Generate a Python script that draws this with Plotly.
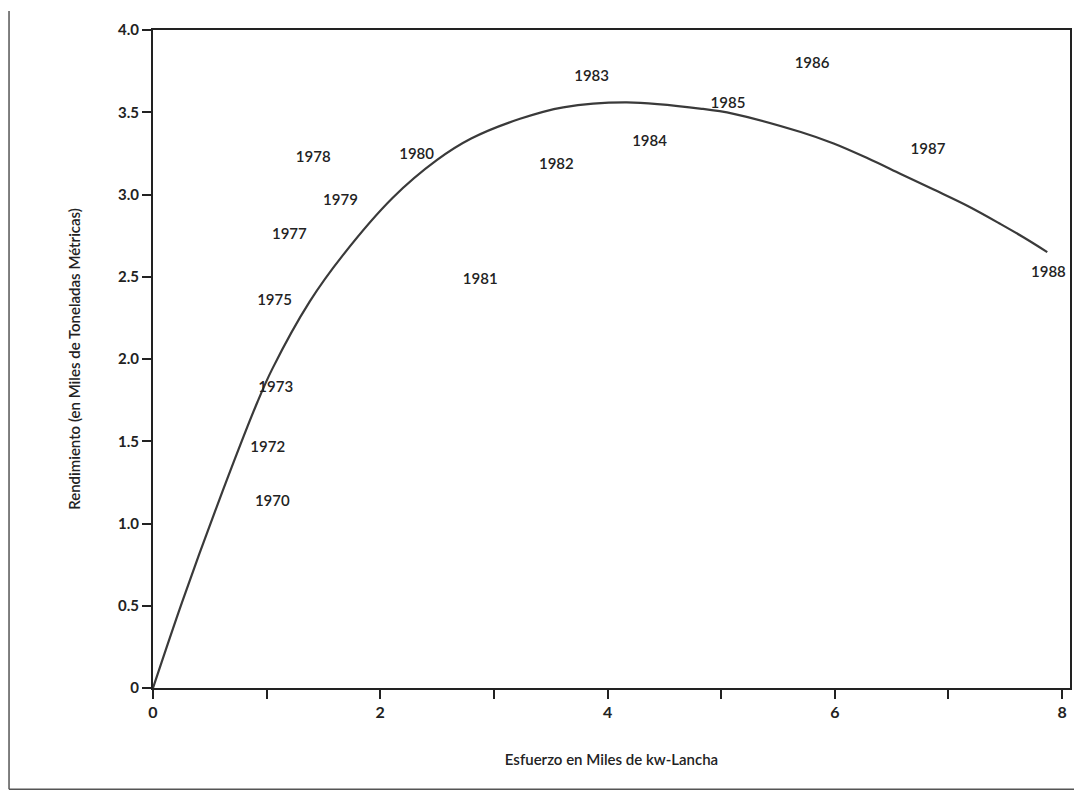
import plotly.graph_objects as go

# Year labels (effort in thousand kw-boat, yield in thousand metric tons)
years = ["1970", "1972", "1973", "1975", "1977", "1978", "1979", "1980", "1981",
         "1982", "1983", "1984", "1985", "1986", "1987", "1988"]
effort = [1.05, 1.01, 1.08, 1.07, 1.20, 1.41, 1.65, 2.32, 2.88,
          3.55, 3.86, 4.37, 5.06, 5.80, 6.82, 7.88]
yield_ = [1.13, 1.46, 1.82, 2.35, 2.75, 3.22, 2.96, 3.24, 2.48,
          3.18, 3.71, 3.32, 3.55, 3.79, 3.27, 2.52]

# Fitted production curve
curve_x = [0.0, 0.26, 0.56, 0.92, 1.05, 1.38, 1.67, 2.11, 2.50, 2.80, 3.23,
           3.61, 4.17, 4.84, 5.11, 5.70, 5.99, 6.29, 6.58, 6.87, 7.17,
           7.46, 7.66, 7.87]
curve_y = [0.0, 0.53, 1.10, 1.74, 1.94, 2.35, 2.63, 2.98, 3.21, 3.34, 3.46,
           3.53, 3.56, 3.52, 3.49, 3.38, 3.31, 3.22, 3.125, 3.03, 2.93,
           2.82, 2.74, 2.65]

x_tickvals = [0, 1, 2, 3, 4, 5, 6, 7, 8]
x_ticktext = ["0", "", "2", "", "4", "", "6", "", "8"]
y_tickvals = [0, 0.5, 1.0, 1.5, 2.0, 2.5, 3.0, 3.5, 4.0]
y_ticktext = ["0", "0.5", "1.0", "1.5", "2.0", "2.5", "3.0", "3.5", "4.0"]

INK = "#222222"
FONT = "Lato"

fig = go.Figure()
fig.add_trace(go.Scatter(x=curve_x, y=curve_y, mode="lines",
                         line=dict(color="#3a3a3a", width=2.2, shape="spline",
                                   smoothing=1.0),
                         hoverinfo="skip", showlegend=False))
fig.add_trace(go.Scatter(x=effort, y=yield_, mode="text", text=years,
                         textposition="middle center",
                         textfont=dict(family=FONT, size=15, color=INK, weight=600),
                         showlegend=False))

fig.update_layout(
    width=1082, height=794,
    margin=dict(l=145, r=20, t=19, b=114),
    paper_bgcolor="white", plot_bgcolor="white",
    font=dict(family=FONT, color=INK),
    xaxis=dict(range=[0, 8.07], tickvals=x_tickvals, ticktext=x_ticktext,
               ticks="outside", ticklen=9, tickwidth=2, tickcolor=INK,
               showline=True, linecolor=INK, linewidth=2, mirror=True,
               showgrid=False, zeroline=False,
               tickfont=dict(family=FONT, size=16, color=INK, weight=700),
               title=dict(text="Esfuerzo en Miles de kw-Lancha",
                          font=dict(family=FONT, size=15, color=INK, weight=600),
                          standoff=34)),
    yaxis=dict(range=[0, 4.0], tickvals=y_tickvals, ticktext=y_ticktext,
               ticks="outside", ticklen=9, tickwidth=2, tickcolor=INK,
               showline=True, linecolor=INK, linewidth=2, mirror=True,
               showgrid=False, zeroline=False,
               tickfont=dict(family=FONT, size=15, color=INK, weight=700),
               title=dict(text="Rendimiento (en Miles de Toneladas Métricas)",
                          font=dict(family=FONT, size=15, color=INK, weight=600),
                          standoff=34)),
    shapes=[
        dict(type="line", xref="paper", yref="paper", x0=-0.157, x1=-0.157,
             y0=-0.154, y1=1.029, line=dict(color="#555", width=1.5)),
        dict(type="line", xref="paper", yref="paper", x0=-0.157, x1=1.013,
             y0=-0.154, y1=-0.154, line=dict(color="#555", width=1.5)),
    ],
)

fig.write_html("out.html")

:::::

→ **Exercise objective**
Go through the listing above and quote it exactly, apart from its images.

→ **Solution for this exercise**
Generate a Python script that draws this with Plotly.
import plotly.graph_objects as go

# Year labels (effort in thousand kw-boat, yield in thousand metric tons)
years = ["1970", "1972", "1973", "1975", "1977", "1978", "1979", "1980", "1981",
         "1982", "1983", "1984", "1985", "1986", "1987", "1988"]
effort = [1.05, 1.01, 1.08, 1.07, 1.20, 1.41, 1.65, 2.32, 2.88,
          3.55, 3.86, 4.37, 5.06, 5.80, 6.82, 7.88]
yield_ = [1.13, 1.46, 1.82, 2.35, 2.75, 3.22, 2.96, 3.24, 2.48,
          3.18, 3.71, 3.32, 3.55, 3.79, 3.27, 2.52]

# Fitted production curve
curve_x = [0.0, 0.26, 0.56, 0.92, 1.05, 1.38, 1.67, 2.11, 2.50, 2.80, 3.23,
           3.61, 4.17, 4.84, 5.11, 5.70, 5.99, 6.29, 6.58, 6.87, 7.17,
           7.46, 7.66, 7.87]
curve_y = [0.0, 0.53, 1.10, 1.74, 1.94, 2.35, 2.63, 2.98, 3.21, 3.34, 3.46,
           3.53, 3.56, 3.52, 3.49, 3.38, 3.31, 3.22, 3.125, 3.03, 2.93,
           2.82, 2.74, 2.65]

x_tickvals = [0, 1, 2, 3, 4, 5, 6, 7, 8]
x_ticktext = ["0", "", "2", "", "4", "", "6", "", "8"]
y_tickvals = [0, 0.5, 1.0, 1.5, 2.0, 2.5, 3.0, 3.5, 4.0]
y_ticktext = ["0", "0.5", "1.0", "1.5", "2.0", "2.5", "3.0", "3.5", "4.0"]

INK = "#222222"
FONT = "Lato"

fig = go.Figure()
fig.add_trace(go.Scatter(x=curve_x, y=curve_y, mode="lines",
                         line=dict(color="#3a3a3a", width=2.2, shape="spline",
                                   smoothing=1.0),
                         hoverinfo="skip", showlegend=False))
fig.add_trace(go.Scatter(x=effort, y=yield_, mode="text", text=years,
                         textposition="middle center",
                         textfont=dict(family=FONT, size=15, color=INK, weight=600),
                         showlegend=False))

fig.update_layout(
    width=1082, height=794,
    margin=dict(l=145, r=20, t=19, b=114),
    paper_bgcolor="white", plot_bgcolor="white",
    font=dict(family=FONT, color=INK),
    xaxis=dict(range=[0, 8.07], tickvals=x_tickvals, ticktext=x_ticktext,
               ticks="outside", ticklen=9, tickwidth=2, tickcolor=INK,
               showline=True, linecolor=INK, linewidth=2, mirror=True,
               showgrid=False, zeroline=False,
               tickfont=dict(family=FONT, size=16, color=INK, weight=700),
               title=dict(text="Esfuerzo en Miles de kw-Lancha",
                          font=dict(family=FONT, size=15, color=INK, weight=600),
                          standoff=34)),
    yaxis=dict(range=[0, 4.0], tickvals=y_tickvals, ticktext=y_ticktext,
               ticks="outside", ticklen=9, tickwidth=2, tickcolor=INK,
               showline=True, linecolor=INK, linewidth=2, mirror=True,
               showgrid=False, zeroline=False,
               tickfont=dict(family=FONT, size=15, color=INK, weight=700),
               title=dict(text="Rendimiento (en Miles de Toneladas Métricas)",
                          font=dict(family=FONT, size=15, color=INK, weight=600),
                          standoff=34)),
    shapes=[
        dict(type="line", xref="paper", yref="paper", x0=-0.157, x1=-0.157,
             y0=-0.154, y1=1.029, line=dict(color="#555", width=1.5)),
        dict(type="line", xref="paper", yref="paper", x0=-0.157, x1=1.013,
             y0=-0.154, y1=-0.154, line=dict(color="#555", width=1.5)),
    ],
)

fig.write_html("out.html")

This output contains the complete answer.